Positive part of Cauchy sequence of Sobolev functions is again Cauchy Let $p\geq 1$ and consider the space $W^{1,p}(B)$ where $B\subset \mathbb{R}^{n}$ is the standard unit ball. Moreover, let $f_{k} \in C^{\infty}(B)$ be a Cauchy sequence in $W^{1,p}(B)$ of smooth function.

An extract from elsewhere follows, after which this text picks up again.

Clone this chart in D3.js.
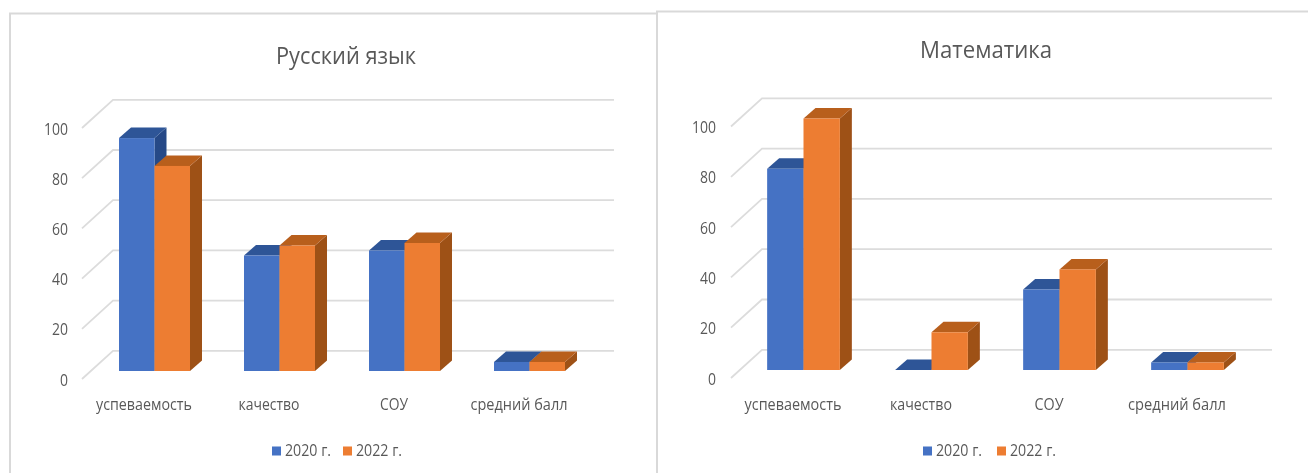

How can one deduce that also $f_{k}^{+}$ is a Cauchy sequence in $W^{1,p}(B)$, where $f_{k}^{+}$ are defined by
$$
f_{k}^{+}(x) = \text{max}\{f_{k}(x),0\}?
$$
Greetings.
 A: You have
$
\bigl\vert\vert f_{k+l}(x)\vert-\vert f_{k}(x)\vert\bigr\vert\le 
\vert f_{k+l}(x)-f_{k}(x)\vert
$
and thus
$$
\Vert\vert f_{k+l}\vert-\vert f_{k}\vert\Vert_{W^{1,1}}
\le 
\Vert f_{k+l}- f_{k}\Vert_{L^{1}}+\Vert \nabla{\vert f_{k+l}\vert}
-\nabla{\vert f_{k}\vert}\Vert_{L^{1}}.
$$
Now, let us calculate $\nabla \vert f\vert$, say for $f\in C^1$. We claim that we have
$$
\nabla \vert f\vert=S(f) \nabla f, \quad S(f)=\mathbf 1(f>0)-\mathbf 1(f<0).
\label{1}\tag{1}$$
Note that the function $S(f)$ is bounded measurable and that the product makes sense, even if you have only $\nabla f\in L^1$. Let us prove our claim: with brackets of duality and $\phi\in C^\infty_c$, we have
\begin{multline}
\langle \nabla \vert f\vert, \phi\rangle=-\int\vert f\vert \nabla \phi dx=-\lim_{\epsilon \rightarrow 0_+}\int(f^2+\epsilon^2)^{1/2} \nabla \phi dx=
\lim_{\epsilon \rightarrow 0_+}\int(f^2+\epsilon^2)^{-1/2} f(\nabla f)  \phi dx
\\
=\lim_{\epsilon \rightarrow 0_+}\int(f^2+\epsilon^2)^{-1/2} f(\nabla f)  \phi dx
=\int S(f) (\nabla f) \phi dx,
\end{multline}
proving \eqref{1}, using Lebesgue's Dominated Convergence Theorem. I feel a bit uncomfortable to extend this formula to $f\in W^{1,1}$, but it might be a first step.